By Michael Green, Executive Director of the Social Progress Imperative
This is the fifth post in our blog series on ‘What kind of ‘data revolution’ do we need for post-2015?’
Last month, the Open Knowledge Foundation published a report which concluded that Governments around the world are not providing “enough information in an accessible form to their citizens and businesses”. They found that the index – created from the results of community-based surveys in 70 countries – did not paint a complete picture: “many countries where governments are less open” they said, were not assessed owing to a “lack of openness or a sufficiently engaged civil society” pointing out that this included an astonishing 30 countries who are members of the Open Government Partnership! The very fact that they were unable to include 30 of their own member countries on their index, specifically because of a lack of suitable data, illustrates just how urgently policy-makers need to tackle what can only be described as a data apartheid.
This problem – of how much and which data is measured and made publicly available – is related to its sister problem: how to measure the ‘progress’ of countries, particularly as they journey from developing through to developed societies.
Last month the UK Chancellor made a visit to China (the first of a number planned by the UK Government), one of the purposes of which was to entice the emerging middle classes to come to London to spend their foreign income.
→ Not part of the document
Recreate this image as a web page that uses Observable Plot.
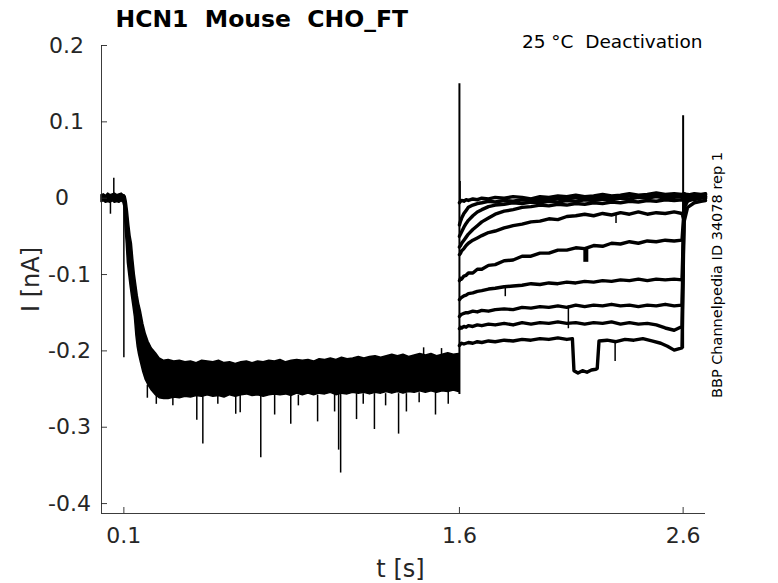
<!DOCTYPE html>
<html><head><meta charset="utf-8">
<script src="https://cdn.jsdelivr.net/npm/d3@7"></script>
<script src="https://cdn.jsdelivr.net/npm/@observablehq/plot@0.6"></script>
<style>body{margin:0;background:#fff}</style>
</head><body><div id="chart"></div>
<script>
// ---------- text ----------
const titleText = "HCN1  Mouse  CHO_FT";
const conditionText = "25 °C  Deactivation";
const idText = "BBP Channelpedia ID 34078 rep 1";
const xLabel = "t [s]";
const yLabel = "I [nA]";

// ---------- axes ----------
const xDomain = [0, 2.7];
const yDomain = [-0.413, 0.2];
const xTicks = [0.1, 1.6, 2.6];
const xTickLabels = ["0.1", "1.6", "2.6"];
const yTicks = [0.2, 0.1, 0, -0.1, -0.2, -0.3, -0.4];
const yTickLabels = ["0.2", "0.1", "0", "-0.1", "-0.2", "-0.3", "-0.4"];

// ---------- pre-pulse (all sweeps overlapping): envelope of the traces ----------
const prepT = [0.000,0.010,0.020,0.030,0.040,0.050,0.060,0.070,0.080,0.090,0.098,0.103,0.108,0.113,0.118,0.124,0.130,0.136,0.142,0.149,0.156,0.162,0.168,0.176,0.187,0.198,0.210,0.225,0.243,0.260,0.280,
  0.30,0.325,0.35,0.375,0.40,0.425,0.45,0.475,0.50,0.525,0.55,0.575,0.60,0.625,0.65,0.675,0.70,0.725,0.75,0.775,0.80,0.825,0.85,0.875,0.90,0.925,0.95,0.975,1.00,1.025,1.05,1.075,1.10,1.125,1.15,1.175,1.20,1.225,1.25,1.275,1.30,1.325,1.35,1.375,1.40,1.425,1.45,1.475,1.50,1.525,1.55,1.575,1.598];
const prepHi = [0.004,0.005,0.003,0.006,0.004,0.005,0.006,0.004,0.005,0.006,0.004,0.004,0.002,-0.005,-0.017,-0.035,-0.050,-0.060,-0.080,-0.100,-0.115,-0.128,-0.138,-0.148,-0.165,-0.178,-0.188,-0.197,-0.203,-0.210,-0.213,
  -0.212,-0.214,-0.213,-0.215,-0.214,-0.216,-0.213,-0.214,-0.215,-0.213,-0.216,-0.215,-0.217,-0.215,-0.214,-0.216,-0.214,-0.215,-0.213,-0.214,-0.212,-0.215,-0.213,-0.212,-0.213,-0.212,-0.214,-0.211,-0.212,-0.210,-0.212,-0.209,-0.211,-0.210,-0.208,-0.210,-0.208,-0.207,-0.209,-0.207,-0.205,-0.207,-0.205,-0.208,-0.206,-0.204,-0.206,-0.204,-0.207,-0.205,-0.203,-0.205,-0.204];
const prepLo = [-0.005,-0.004,-0.006,-0.005,-0.006,-0.004,-0.006,-0.005,-0.006,-0.004,-0.006,-0.012,-0.040,-0.060,-0.085,-0.100,-0.115,-0.128,-0.140,-0.155,-0.180,-0.195,-0.205,-0.215,-0.228,-0.238,-0.245,-0.252,-0.258,-0.262,-0.263,
  -0.263,-0.261,-0.262,-0.260,-0.261,-0.259,-0.260,-0.258,-0.260,-0.259,-0.261,-0.258,-0.260,-0.258,-0.257,-0.259,-0.258,-0.260,-0.258,-0.257,-0.258,-0.257,-0.259,-0.256,-0.258,-0.256,-0.258,-0.256,-0.257,-0.255,-0.258,-0.256,-0.257,-0.255,-0.256,-0.255,-0.257,-0.255,-0.256,-0.254,-0.256,-0.254,-0.256,-0.254,-0.255,-0.253,-0.255,-0.253,-0.255,-0.253,-0.254,-0.252,-0.254];

// ---------- deactivation sweeps ----------
const postT = [1.600,1.605,1.61,1.62,1.63,1.64,1.66,1.68,1.70,1.73,1.76,1.80,1.84,1.88,1.92,1.96,2.00,2.04,2.08,2.12,2.16,2.20,2.24,2.28,2.32,2.36,2.40,2.44,2.48,2.52,2.56,2.595,2.605,2.62,2.65,2.68,2.70];
const sweepA1 = [-0.006,-0.004,-0.003,-0.004,-0.002,-0.003,-0.001,-0.002,0.000,-0.001,0.001,0.000,0.002,0.001,-0.001,0.002,0.001,0.003,0.002,0.004,0.002,0.003,0.005,0.003,0.004,0.006,0.004,0.005,0.007,0.005,0.006,0.005,0.006,0.004,0.006,0.005,0.006];
const sweepA2 = [-0.035,-0.030,-0.026,-0.020,-0.016,-0.012,-0.009,-0.007,-0.006,-0.004,-0.005,-0.003,-0.004,-0.002,-0.003,-0.001,-0.002,0.000,-0.001,0.001,-0.001,0.000,0.002,0.000,0.001,0.003,0.001,0.002,0.004,0.002,0.003,0.004,0.003,0.005,0.003,0.004,0.005];
const sweepA3 = [-0.050,-0.047,-0.044,-0.038,-0.033,-0.029,-0.023,-0.018,-0.015,-0.011,-0.009,-0.008,-0.006,-0.007,-0.005,-0.006,-0.004,-0.005,-0.003,-0.004,-0.002,-0.003,-0.001,-0.002,0.000,-0.001,0.001,0.000,0.002,0.000,0.001,0.002,0.000,0.003,0.001,0.003,0.002];
const sweepA4 = [-0.064,-0.062,-0.059,-0.055,-0.051,-0.047,-0.041,-0.036,-0.031,-0.026,-0.021,-0.017,-0.015,-0.012,-0.011,-0.009,-0.010,-0.008,-0.009,-0.007,-0.008,-0.006,-0.007,-0.005,-0.006,-0.004,-0.005,-0.003,-0.004,-0.002,-0.003,-0.002,-0.004,0.000,-0.002,0.001,0.000];
const sweepB = [-0.074,-0.072,-0.069,-0.066,-0.062,-0.059,-0.055,-0.052,-0.049,-0.045,-0.043,-0.039,-0.036,-0.034,-0.031,-0.030,-0.027,-0.028,-0.024,-0.023,-0.021,-0.023,-0.020,-0.022,-0.019,-0.021,-0.018,-0.021,-0.019,-0.020,-0.018,-0.020,-0.030,-0.012,-0.006,-0.004,-0.003];
const sweepC = [-0.108,-0.105,-0.106,-0.102,-0.101,-0.098,-0.098,-0.093,-0.093,-0.088,-0.087,-0.082,-0.081,-0.076,-0.076,-0.072,-0.072,-0.068,-0.068,-0.065,-0.066,-0.062,-0.063,-0.059,-0.060,-0.057,-0.059,-0.056,-0.057,-0.055,-0.056,-0.055,-0.012,-0.004,-0.001,0.000,0.001];
const sweepD = [-0.133,-0.131,-0.130,-0.128,-0.127,-0.125,-0.124,-0.122,-0.121,-0.119,-0.118,-0.116,-0.115,-0.114,-0.112,-0.113,-0.111,-0.112,-0.110,-0.111,-0.109,-0.110,-0.108,-0.109,-0.107,-0.108,-0.106,-0.108,-0.106,-0.107,-0.106,-0.107,-0.008,-0.002,0.001,0.002,0.000];
const sweepE = [-0.155,-0.153,-0.152,-0.151,-0.150,-0.150,-0.148,-0.149,-0.147,-0.148,-0.146,-0.145,-0.146,-0.143,-0.144,-0.142,-0.143,-0.141,-0.143,-0.140,-0.142,-0.140,-0.141,-0.139,-0.141,-0.140,-0.142,-0.140,-0.141,-0.139,-0.141,-0.140,-0.006,0.000,0.003,0.001,0.003];
const sweepF = [-0.171,-0.169,-0.170,-0.168,-0.169,-0.167,-0.168,-0.166,-0.167,-0.165,-0.166,-0.164,-0.166,-0.163,-0.165,-0.163,-0.164,-0.162,-0.164,-0.163,-0.165,-0.163,-0.164,-0.162,-0.165,-0.163,-0.165,-0.164,-0.166,-0.170,-0.173,-0.168,-0.005,0.002,0.004,0.003,0.005];
const sweepGT = [1.600,1.605,1.61,1.62,1.64,1.66,1.68,1.70,1.73,1.76,1.80,1.84,1.88,1.92,1.96,2.00,2.04,2.08,2.105,2.112,2.13,2.15,2.17,2.19,2.21,2.216,2.224,2.26,2.30,2.34,2.38,2.42,2.46,2.50,2.53,2.56,2.595,2.605,2.62,2.65,2.68,2.70];
const sweepG = [-0.193,-0.191,-0.190,-0.191,-0.189,-0.190,-0.188,-0.189,-0.187,-0.188,-0.186,-0.187,-0.185,-0.186,-0.184,-0.185,-0.183,-0.185,-0.184,-0.226,-0.229,-0.226,-0.228,-0.225,-0.224,-0.223,-0.187,-0.186,-0.188,-0.185,-0.186,-0.184,-0.187,-0.190,-0.194,-0.199,-0.196,-0.010,-0.003,0.002,0.004,0.002];

// ---------- brief noise spikes / capacitive transients ----------
const spikeT    = [0.040, 0.055, 0.100, 0.205, 0.245, 0.319, 0.426, 0.453, 0.520, 0.600, 0.620, 0.712, 0.774, 0.846, 0.880, 0.966, 1.042, 1.060, 1.069, 1.140, 1.170, 1.220, 1.270, 1.328, 1.363, 1.420, 1.440, 1.493, 1.520, 1.550, 1.603, 1.805, 2.087, 2.296, 2.300];
const spikeFrom = [0.000, 0.003,-0.004,-0.245,-0.258,-0.258,-0.258,-0.258,-0.258,-0.258,-0.258,-0.258,-0.258,-0.258,-0.258,-0.258,-0.256,-0.256,-0.256,-0.256,-0.256,-0.256,-0.256,-0.256,-0.256,-0.255,-0.207,-0.254,-0.205,-0.254,-0.004,-0.116,-0.141,-0.188,-0.020];
const spikeTo   = [-0.021,0.026,-0.209,-0.262,-0.270,-0.272,-0.291,-0.322,-0.270,-0.283,-0.281,-0.340,-0.284,-0.296,-0.272,-0.293,-0.280,-0.330,-0.360,-0.290,-0.270,-0.303,-0.272,-0.309,-0.280,-0.268,-0.196,-0.284,-0.197,-0.270,0.022,-0.129,-0.171,-0.214,-0.033];
const transientT    = [1.600, 2.600];
const transientFrom = [-0.257, -0.197];
const transientTo   = [0.150, 0.108];
const dipT = [2.165];
const dipFrom = [-0.066];
const dipTo = [-0.084];

// ---------- build tables ----------
const prep = prepT.map((t, i) => ({t, hi: prepHi[i], lo: prepLo[i]}));
const sweeps = [
  ["A1", postT, sweepA1], ["A2", postT, sweepA2], ["A3", postT, sweepA3], ["A4", postT, sweepA4],
  ["B", postT, sweepB], ["C", postT, sweepC], ["D", postT, sweepD], ["E", postT, sweepE],
  ["F", postT, sweepF], ["G", sweepGT, sweepG]
];
const post = sweeps.flatMap(([name, ts, vs]) => ts.map((t, i) => ({sweep: name, t, v: vs[i]})));
const spikes = spikeT.map((t, i) => ({t, a: spikeFrom[i], b: spikeTo[i]}));
const transients = transientT.map((t, i) => ({t, a: transientFrom[i], b: transientTo[i]}));
const dips = dipT.map((t, i) => ({t, a: dipFrom[i], b: dipTo[i]}));

const W = 778, H = 583, mL = 101, mR = 73, mT = 45, mB = 70;
const tickPx = 6;
const xTickLen = tickPx * (xDomain[1] - xDomain[0]) / (W - mL - mR);
const yTickLen = tickPx * (yDomain[1] - yDomain[0]) / (H - mT - mB);
const axisColor = "#262626";

const chart = Plot.plot({
  width: W, height: H,
  marginLeft: mL, marginRight: mR, marginTop: mT, marginBottom: mB,
  x: {domain: xDomain, axis: null},
  y: {domain: yDomain, axis: null},
  style: {fontFamily: "DejaVu Sans", background: "white", overflow: "visible"},
  marks: [
    // traces
    Plot.areaY(prep, {x: "t", y1: "lo", y2: "hi", fill: "black", stroke: "black", strokeWidth: 1.5}),
    Plot.line(post, {x: "t", y: "v", z: "sweep", stroke: "black", strokeWidth: 3.4, strokeLinejoin: "round"}),
    Plot.ruleX(spikes, {x: "t", y1: "a", y2: "b", stroke: "black", strokeWidth: 1.5}),
    Plot.ruleX(transients, {x: "t", y1: "a", y2: "b", stroke: "black", strokeWidth: 2}),
    Plot.ruleX(dips, {x: "t", y1: "a", y2: "b", stroke: "black", strokeWidth: 5}),
    // axis lines
    Plot.ruleX([xDomain[0]], {y1: yDomain[0], y2: yDomain[1], stroke: axisColor, strokeWidth: 0.9}),
    Plot.ruleY([yDomain[0]], {x1: xDomain[0], x2: xDomain[1], stroke: axisColor, strokeWidth: 0.9}),
    // inward ticks
    Plot.ruleY(yTicks, {y: d => d, x1: xDomain[0], x2: xDomain[0] + xTickLen, stroke: axisColor, strokeWidth: 0.9}),
    Plot.ruleX(xTicks, {x: d => d, y1: yDomain[0], y2: yDomain[0] + yTickLen, stroke: axisColor, strokeWidth: 0.9}),
    // tick labels
    Plot.text(yTicks, {filter: d => d > 0, x: xDomain[0], y: d => d, text: d => yTickLabels[yTicks.indexOf(d)], dx: -35, textAnchor: "middle", lineAnchor: "middle", fontSize: 22, fill: axisColor}),
    Plot.text(yTicks, {filter: d => d === 0, x: xDomain[0], y: d => d, text: d => yTickLabels[yTicks.indexOf(d)], dx: -39.5, textAnchor: "middle", lineAnchor: "middle", fontSize: 22, fill: axisColor}),
    Plot.text(yTicks, {filter: d => d < 0, x: xDomain[0], y: d => d, text: d => yTickLabels[yTicks.indexOf(d)], dx: -32, textAnchor: "middle", lineAnchor: "middle", fontSize: 22, fill: axisColor}),
    Plot.text(xTicks, {x: d => d, y: yDomain[0], text: d => xTickLabels[xTicks.indexOf(d)], dy: 29, textAnchor: "middle", lineAnchor: "bottom", fontSize: 22, fill: axisColor}),
    // axis labels
    Plot.text([xLabel], {frameAnchor: "bottom", text: d => d, dx: -3, dy: 63, textAnchor: "middle", lineAnchor: "bottom", fontSize: 24, fill: axisColor}),
    Plot.text([yLabel], {frameAnchor: "left", text: d => d, rotate: -90, dx: -63, dy: 0, textAnchor: "middle", lineAnchor: "bottom", fontSize: 24, fill: axisColor}),
    // title and annotations
    Plot.text([titleText], {frameAnchor: "top-left", text: d => d, dx: 14, dy: -19, textAnchor: "start", lineAnchor: "bottom", fontSize: 23.5, fontWeight: "bold", fill: "black"}),
    Plot.text([conditionText], {frameAnchor: "top-right", text: d => d, dx: -3, dy: 2, textAnchor: "end", lineAnchor: "bottom", fontSize: 18.5, fill: "black"}),
    Plot.text([idText], {frameAnchor: "right", text: d => d, rotate: -90, dx: 16, dy: -4.5, textAnchor: "middle", lineAnchor: "bottom", fontSize: 14.5, fill: "black"})
  ]
});
document.getElementById("chart").appendChild(chart);
</script>
</body></html>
It begs an interesting question: should we think of China as a member of the rich ‘North’ or the poor ‘South’? The trouble is, it’s neither, and it’s the reason terms such as ‘emerging economies’ and the ‘BRICs’ have come into common vernacular – an attempt to define the way that the global poverty gap has narrowed over the last 20 years. Yet, despite this change, the North/South framing persists in the language of international development and, crucially, the way we measure the world.
This is the development data apartheid where the world has one set of statistics for poor countries – the Millennium Development Goals (MDGs) – while rich countries compare themselves through measures created by the OECD. Middle income countries like China, Russia, Brazil and Indonesia find themselves in something of a no-man’s land: developed enough so that the MDG targets are increasingly less relevant but not rich enough to join the OECD. As a result we end up relying on the flawed measure of GDP as the only yardstick against which countries – rich and poor – can be measured.
One result of this data apartheid is that we end up looking at the world through two different lenses. The OECD, for example, produces rigorous comparative data on educational outcomes in member countries. For poorer countries we have to rely on the flawed measure of school enrolment, since there are no consistent, comparable studies of educational attainment in these non-OECD countries.
Another outcome is that crucial issues for human development in the future are going unreported (and, we fear, unaddressed) because of the lack of internationally comparable data. Mental illness, for example, carries a huge morbidity burden but there are no reliable statistics to compare the performance of all countries because mental health has never been a priority for development agencies.
This is not just an issue for statisticians and geeks. Data is a tool that helps governments, and increasingly businesses, to identify and find solutions to social problems. What we don’t measure, we won’t address.
The Social Progress Index is an effort to measure and compare the performance of countries in terms of the real things that matter to real people, not just income alone. But to do that we need reliable statistics for countries at all levels of income on things like educational attainment, shelter and housing, mental health, and violence against women, that make up social progress.
Next April we’ll be launching the second of our annual indexes. Last year we included fifty nations. In the 2014 index we plan to include both more countries and more data, but inevitably we are limited by what is actually measured. We know that data is the key that – when actors are motivated – can drive better policy, and we know that when countries are forced to compare their performance – whether that of their football team, their economic growth or their social progress, that the very act of comparison can act as a spur to improvement. The Social Progress Index is designed to act as the catalyst of this growth. As the Open Knowledge Foundation found, Governments are not providing enough data to their citizens and businesses, and that has to change.